We need a different vision if this country is to survive, a century and a half after it nearly tore itself apart.  (Today, by the way, is the anniversary of the effective end of that cataclysm.)  I’m reminded of a line from the movie Kingdom of Heaven:

“We fight over an offense we did not give against those who were not alive to be offended.”

We are at a crossroads.  Either we acknowledge our shared history — good and bad — has led all Americans to where we are now, which is a place of privilege beyond compare to most of the world’s population.  Or we begin fighting over the scraps of that heritage, and in the process tear apart what remains of it.  We can no longer afford would-be leaders who use grievance-mongering for personal advancement (I’m looking at you, Southern Poverty Law Center).

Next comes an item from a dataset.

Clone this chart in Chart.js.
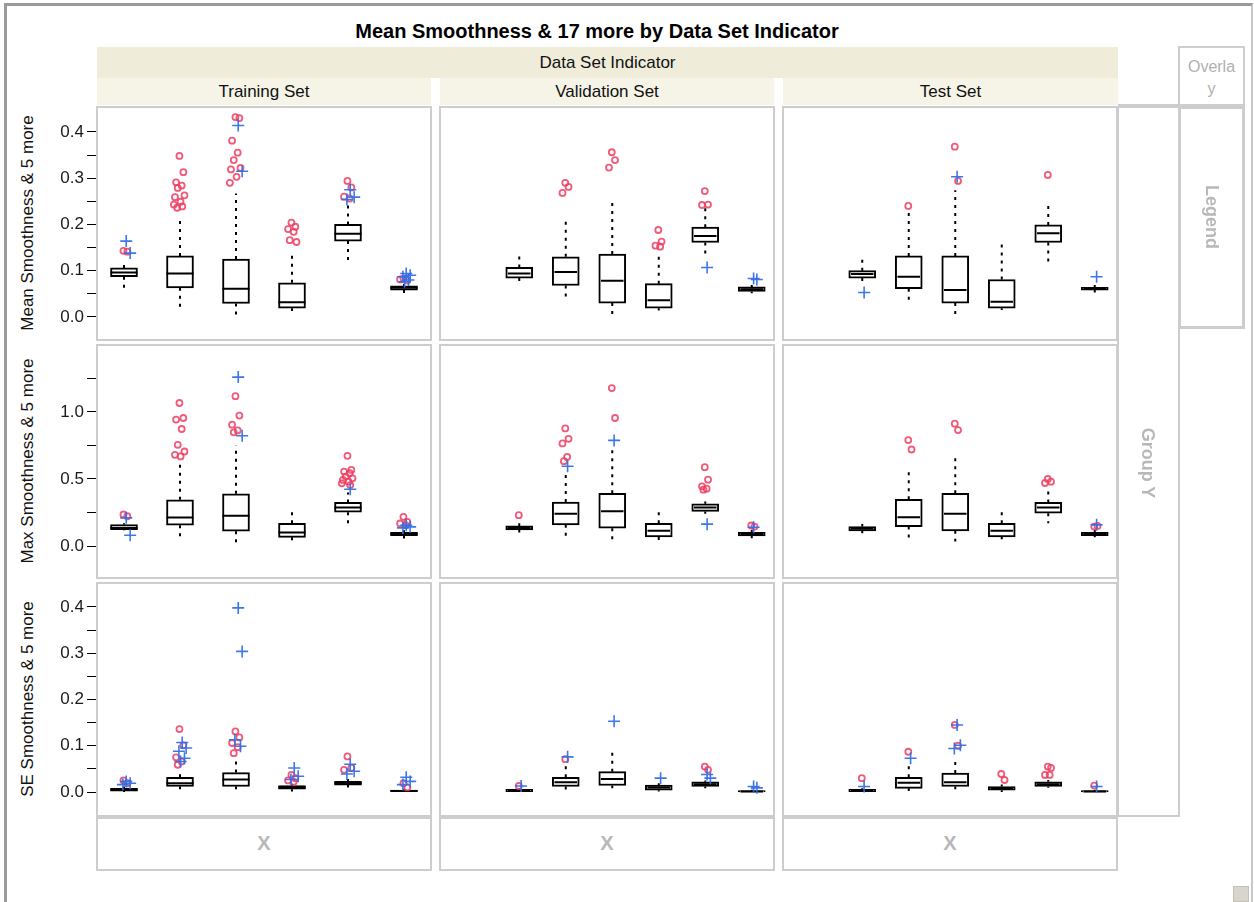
<!DOCTYPE html>
<html>
<head>
<meta charset="utf-8">
<script src="https://cdn.jsdelivr.net/npm/chart.js@4/dist/chart.umd.min.js"></script>
<style>
  body { margin: 0; background: #fff; font-family: "Liberation Sans", Arial, sans-serif; }
  #page { position: relative; width: 1254px; height: 902px; overflow: hidden; background: #fff; }
  .abs { position: absolute; }
  .frame { border-left: 3px solid #9a9a9a; border-top: 3px solid #9a9a9a; border-right: 2px solid #c8c8c8; }
  .band { background: #efedda; }
  .sub { background: #f5f4e7; }
  .hdr { text-align: center; font-size: 17px; color: #111; }
  .box { border: 2px solid #cdcdcd; box-sizing: border-box; pointer-events: none; }
  .ghost { color: #b8b8b8; font-weight: bold; text-align: center; }
  .ytitle { width: 260px; height: 20px; line-height: 20px; text-align: center; font-size: 17px; color: #111; transform: rotate(-90deg); }
  canvas { position: absolute; }
</style>
</head>
<body>
<div id="page">
  <div class="abs frame" style="left:4px; top:3px; width:1244px; height:899px;"></div>
  <div class="abs" style="left:97px; top:20px; width:1000px; text-align:center; font-weight:bold; font-size:20px; color:#000;">Mean Smoothness &amp; 17 more by Data Set Indicator</div>

  <div class="abs band hdr" style="left:97px; top:47px; width:1021px; height:31px; line-height:31px;">Data Set Indicator</div>
  <div class="abs sub hdr" style="left:97px; top:78px; width:334px; height:27px; line-height:27px;">Training Set</div>
  <div class="abs sub hdr" style="left:440px; top:78px; width:334px; height:27px; line-height:27px;">Validation Set</div>
  <div class="abs sub hdr" style="left:783px; top:78px; width:335px; height:27px; line-height:27px;">Test Set</div>

  <div class="abs ytitle" style="left:-102px; top:213px;">Mean Smoothness &amp; 5 more</div>
  <div class="abs ytitle" style="left:-102px; top:451px;">Max Smoothness &amp; 5 more</div>
  <div class="abs ytitle" style="left:-102px; top:689px;">SE Smoothness &amp; 5 more</div>

  <canvas id="c00"></canvas><canvas id="c01"></canvas><canvas id="c02"></canvas>
  <canvas id="c10"></canvas><canvas id="c11"></canvas><canvas id="c12"></canvas>
  <canvas id="c20"></canvas><canvas id="c21"></canvas><canvas id="c22"></canvas>

  <div id="boxes"></div>

  <!-- Overlay / Legend / Group Y / X drop zones -->
  <div class="abs box" style="left:1178px; top:46px; width:67px; height:60px;"></div>
  <div class="abs" style="left:1178px; top:56px; width:67px; text-align:center; font-size:16px; line-height:22px; color:#b0b0b0;">Overla<br>y</div>
  <div class="abs box" style="left:1118px; top:104px; width:127px; height:4px; border-width:2px 0 0 0;"></div>
  <div class="abs box" style="left:1117px; top:106px; width:63px; height:711px;"></div>
  <div class="abs box" style="left:1178px; top:106px; width:67px; height:223px; border-width:3px;"></div>
  <div class="abs ghost" style="left:1111px; top:451px; width:74px; height:24px; line-height:24px; font-size:18px; transform:rotate(90deg);">Group Y</div>
  <div class="abs ghost" style="left:1175px; top:205px; width:74px; height:24px; line-height:24px; font-size:18px; transform:rotate(90deg);">Legend</div>
  <div class="abs box" style="left:96px; top:817px; width:336px; height:54px;"></div>
  <div class="abs box" style="left:439px; top:817px; width:336px; height:54px;"></div>
  <div class="abs box" style="left:782px; top:817px; width:336px; height:54px;"></div>
  <div class="abs ghost" style="left:96px; top:832px; width:336px; font-size:20px;">X</div>
  <div class="abs ghost" style="left:439px; top:832px; width:336px; font-size:20px;">X</div>
  <div class="abs ghost" style="left:782px; top:832px; width:336px; font-size:20px;">X</div>
  <div class="abs" style="left:1233px; top:886px; width:16px; height:16px; background:#d8d5cc; border:1px solid #c4c1b8; box-sizing:border-box;"></div>
</div>

<script>
// Box plots: [low whisker, Q1, median, Q3, high whisker], 6 variables per panel
const meanTrain = [[0.061, 0.087, 0.096, 0.106, 0.113], [0.020, 0.063, 0.094, 0.132, 0.216], [0.004, 0.029, 0.061, 0.125, 0.267], [0.013, 0.019, 0.032, 0.074, 0.137], [0.119, 0.164, 0.180, 0.200, 0.245], [0.051, 0.058, 0.063, 0.067, 0.071]];
const meanValid = [[0.076, 0.084, 0.094, 0.107, 0.134], [0.040, 0.068, 0.097, 0.130, 0.213], [0.002, 0.030, 0.078, 0.136, 0.256], [0.014, 0.019, 0.036, 0.072, 0.136], [0.134, 0.161, 0.175, 0.194, 0.235], [0.051, 0.055, 0.060, 0.065, 0.069]];
const meanTest = [[0.076, 0.084, 0.093, 0.100, 0.127], [0.037, 0.061, 0.087, 0.132, 0.231], [0.004, 0.030, 0.058, 0.132, 0.274], [0.015, 0.019, 0.033, 0.081, 0.163], [0.116, 0.161, 0.181, 0.199, 0.242], [0.053, 0.058, 0.061, 0.064, 0.069]];
const maxTrain = [[0.117, 0.122, 0.135, 0.160, 0.170], [0.062, 0.155, 0.212, 0.345, 0.640], [0.025, 0.110, 0.225, 0.390, 0.750], [0.043, 0.065, 0.100, 0.170, 0.255], [0.168, 0.252, 0.288, 0.325, 0.400], [0.055, 0.078, 0.090, 0.102, 0.118]];
const maxValid = [[0.100, 0.120, 0.135, 0.150, 0.170], [0.065, 0.158, 0.240, 0.328, 0.545], [0.045, 0.133, 0.260, 0.393, 0.750], [0.045, 0.068, 0.113, 0.170, 0.258], [0.240, 0.258, 0.288, 0.315, 0.333], [0.058, 0.075, 0.090, 0.103, 0.120]];
const maxTest = [[0.095, 0.113, 0.130, 0.145, 0.165], [0.058, 0.145, 0.215, 0.348, 0.570], [0.033, 0.113, 0.240, 0.393, 0.683], [0.050, 0.068, 0.113, 0.170, 0.258], [0.170, 0.245, 0.288, 0.325, 0.408], [0.065, 0.078, 0.090, 0.102, 0.120]];
const seTrain = [[0.000, 0.002, 0.005, 0.008, 0.012], [0.006, 0.012, 0.019, 0.032, 0.039], [0.006, 0.012, 0.027, 0.042, 0.066], [0.001, 0.006, 0.010, 0.014, 0.018], [0.010, 0.015, 0.019, 0.023, 0.028], [0.000, 0.000, 0.002, 0.004, 0.006]];
const seValid = [[0.000, 0.001, 0.003, 0.006, 0.008], [0.004, 0.012, 0.021, 0.032, 0.057], [0.008, 0.014, 0.028, 0.044, 0.089], [0.001, 0.004, 0.010, 0.015, 0.019], [0.008, 0.012, 0.017, 0.022, 0.025], [0.000, 0.000, 0.001, 0.003, 0.005]];
const seTest = [[0.000, 0.001, 0.003, 0.006, 0.008], [0.002, 0.008, 0.020, 0.032, 0.058], [0.006, 0.012, 0.021, 0.041, 0.069], [0.000, 0.004, 0.008, 0.012, 0.016], [0.009, 0.012, 0.017, 0.022, 0.026], [0.000, 0.000, 0.001, 0.003, 0.005]];

// Outliers drawn as red circles
const meanTrainOut = [[0.143, 0.141], [0.348, 0.313, 0.291, 0.284, 0.279, 0.263, 0.259, 0.249, 0.243, 0.239, 0.236], [0.432, 0.430, 0.381, 0.355, 0.339, 0.322, 0.319, 0.303, 0.290], [0.204, 0.195, 0.190, 0.184, 0.166, 0.162], [0.294, 0.280, 0.260, 0.256], [0.083, 0.079, 0.081]];
const meanValidOut = [[], [0.290, 0.281, 0.268], [0.356, 0.339, 0.323], [0.188, 0.163, 0.154, 0.152], [0.272, 0.243, 0.242], []];
const meanTestOut = [[], [0.240], [0.368, 0.294], [], [0.307], []];
const maxTrainOut = [[0.235, 0.222], [1.067, 0.955, 0.943, 0.873, 0.755, 0.705, 0.680, 0.668], [1.118, 0.973, 0.905, 0.862, 0.848], [], [0.673, 0.568, 0.555, 0.543, 0.518, 0.505, 0.493, 0.480, 0.468, 0.455], [0.218, 0.180, 0.168, 0.155]];
const maxValidOut = [[0.230], [0.877, 0.800, 0.765, 0.665, 0.633], [1.178, 0.955], [], [0.588, 0.495, 0.445, 0.428, 0.420], [0.153, 0.145]];
const maxTestOut = [[], [0.790, 0.720], [0.913, 0.865], [], [0.500, 0.480, 0.470], [0.145, 0.150]];
const seTrainOut = [[0.025, 0.019], [0.136, 0.101, 0.075, 0.066, 0.059], [0.131, 0.118, 0.106, 0.097, 0.084], [0.037, 0.030, 0.025, 0.022], [0.077, 0.052, 0.048], [0.019, 0.010]];
const seValidOut = [[0.013], [0.071], [], [], [0.055, 0.048], []];
const seTestOut = [[0.030], [0.087], [0.145, 0.100], [0.039, 0.026], [0.055, 0.052, 0.037, 0.037], [0.014]];

// Far outliers drawn as blue crosses
const meanTrainFar = [[0.164, 0.138], [], [0.414, 0.315], [], [0.275, 0.259, 0.254], [0.094, 0.090, 0.087, 0.080, 0.076]];
const meanValidFar = [[], [], [], [], [0.107], [0.083, 0.081]];
const meanTestFar = [[0.053], [], [0.303], [], [], [0.087]];
const maxTrainFar = [[0.210, 0.080], [], [1.260, 0.823], [], [0.423], [0.155, 0.143, 0.135]];
const maxValidFar = [[], [0.595], [0.788], [], [0.163], [0.140]];
const maxTestFar = [[], [], [], [], [], [0.158]];
const seTrainFar = [[0.023, 0.019, 0.016], [0.107, 0.095, 0.088, 0.073, 0.066], [0.398, 0.304, 0.113, 0.099], [0.052, 0.034, 0.027], [0.060, 0.045, 0.039], [0.032, 0.023, 0.016]];
const seValidFar = [[0.013], [0.076], [0.153], [0.030], [0.038, 0.030], [0.012, 0.009]];
const seTestFar = [[0.012], [0.073], [0.145, 0.101, 0.094], [], [], [0.012]];

// Y axis settings per row: [min, max, tick step, label step]
const rowAxes = [[-0.052, 0.456, 0.05, 0.1], [-0.246, 1.507, 0.25, 0.5], [-0.054, 0.454, 0.05, 0.1]];

const panelBoxes = [[meanTrain, meanValid, meanTest], [maxTrain, maxValid, maxTest], [seTrain, seValid, seTest]];
const panelOut = [[meanTrainOut, meanValidOut, meanTestOut], [maxTrainOut, maxValidOut, maxTestOut], [seTrainOut, seValidOut, seTestOut]];
const panelFar = [[meanTrainFar, meanValidFar, meanTestFar], [maxTrainFar, maxValidFar, maxTestFar], [seTrainFar, seValidFar, seTestFar]];

const colX = [96, 439, 782];
const rowY = [106, 344, 582];
const PANEL_W = 336, PANEL_H = 235, AXIS_W = 57;
const HALF = 0.242; // half box width in category units
const jitter = [0, 0.07, -0.06, 0.04, -0.03, 0.09, -0.08, 0.02, -0.1, 0.05, -0.04];

function pointsFor(groups, shift) {
  const pts = [];
  groups.forEach((vals, i) => {
    vals.forEach((v, k) => pts.push({ x: i + 1 + shift + jitter[k % jitter.length], y: v }));
  });
  return pts;
}

function createPanel(r, c) {
  const canvas = document.getElementById('c' + r + c);
  const withAxis = c === 0;
  const left = withAxis ? colX[0] - AXIS_W : colX[c];
  const width = withAxis ? PANEL_W + AXIS_W : PANEL_W;
  canvas.width = width;
  canvas.height = PANEL_H;
  canvas.style.left = left + 'px';
  canvas.style.top = rowY[r] + 'px';
  canvas.style.width = width + 'px';
  canvas.style.height = PANEL_H + 'px';

  const boxes = panelBoxes[r][c];
  const [yMin, yMax, step, labelStep] = rowAxes[r];

  const whiskers = [];
  const medians = [];
  boxes.forEach((b, i) => {
    const x = i + 1;
    whiskers.push({ x: x, y: b[3] }, { x: x, y: b[4] }, { x: x, y: null });
    whiskers.push({ x: x, y: b[1] }, { x: x, y: b[0] }, { x: x, y: null });
    medians.push({ x: x - HALF, y: b[2] }, { x: x + HALF, y: b[2] }, { x: x + HALF, y: null });
  });

  new Chart(canvas.getContext('2d'), {
    type: 'bar',
    data: {
      datasets: [
        {
          type: 'scatter',
          data: pointsFor(panelOut[r][c], -0.01),
          pointStyle: 'circle',
          pointRadius: 3,
          backgroundColor: 'rgba(0,0,0,0)',
          borderColor: 'rgba(236,62,98,0.85)',
          borderWidth: 1.8,
          order: -1
        },
        {
          type: 'scatter',
          data: pointsFor(panelFar[r][c], 0.04),
          pointStyle: 'cross',
          pointRadius: 6,
          borderColor: 'rgba(50,112,232,0.95)',
          borderWidth: 1.6,
          order: -2
        },
        {
          type: 'line',
          data: medians,
          borderColor: '#000',
          borderWidth: 2,
          pointRadius: 0,
          spanGaps: false,
          order: 0
        },
        {
          data: boxes.map((b, i) => ({ x: i + 1, y: [b[1], b[3]] })),
          backgroundColor: '#fff',
          borderColor: '#000',
          borderWidth: 2,
          borderSkipped: false,
          barThickness: 27,
          order: 1
        },
        {
          type: 'line',
          data: whiskers,
          borderColor: '#000',
          borderWidth: 2,
          borderDash: [3, 5],
          pointRadius: 0,
          spanGaps: false,
          order: 2
        }
      ]
    },
    options: {
      responsive: false,
      animation: false,
      events: [],
      layout: { padding: 0, autoPadding: false },
      plugins: { legend: { display: false }, tooltip: { enabled: false } },
      scales: {
        x: { type: 'linear', min: 0.5, max: 6.5, display: false, offset: false },
        y: {
          type: 'linear',
          min: yMin,
          max: yMax,
          display: withAxis,
          border: { display: false },
          grid: { drawOnChartArea: false, tickLength: 9, color: '#000', tickWidth: 1 },
          ticks: {
            stepSize: step,
            autoSkip: false,
            padding: 3,
            color: '#1a1a1a',
            font: { family: '"Liberation Sans", Arial, sans-serif', size: 17 },
            callback: function(value) {
              const k = value / labelStep;
              return Math.abs(k - Math.round(k)) < 1e-6 ? value.toFixed(1) : '';
            }
          },
          afterBuildTicks: function(scale) {
            scale.ticks = scale.ticks.filter(t => {
              const k = t.value / step;
              return Math.abs(k - Math.round(k)) < 1e-6;
            });
          },
          afterFit: function(scale) {
            scale.width = AXIS_W;
            scale.paddingTop = 0;
            scale.paddingBottom = 0;
          }
        }
      }
    }
  });

  // panel frame
  const frame = document.createElement('div');
  frame.className = 'abs box';
  frame.style.left = colX[c] + 'px';
  frame.style.top = rowY[r] + 'px';
  frame.style.width = PANEL_W + 'px';
  frame.style.height = PANEL_H + 'px';
  document.getElementById('boxes').appendChild(frame);
}

for (let r = 0; r < 3; r++) {
  for (let c = 0; c < 3; c++) {
    createPanel(r, c);
  }
}
</script>
</body>
</html>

Which is why I’ll say this: there is one form of reparation I would support, and one only.  The original offense of the slavers was to forcefully remove Africans from their home and transport them to the Americas.  If any slave’s descendants truly believe this country is irreparably unjust to them, I support funding a one-way ticket to whatever African country they choose.  I don’t expect a mad clamor to take up such an offer, however.  Anyone with eyes can see that even the poorest of families in the most violent of Democratic-run cities like Chicago or Baltimore still has more opportunity and more to be thankful for than the vast majority of their distant relatives overseas.  Deep down, Senator Spartacus and his ilk know it.

And that, I submit, is reparations enough.  If it isn’t, by all means book the flight, bill Uncle Sam, and leave your U.S. passport on the way out the door.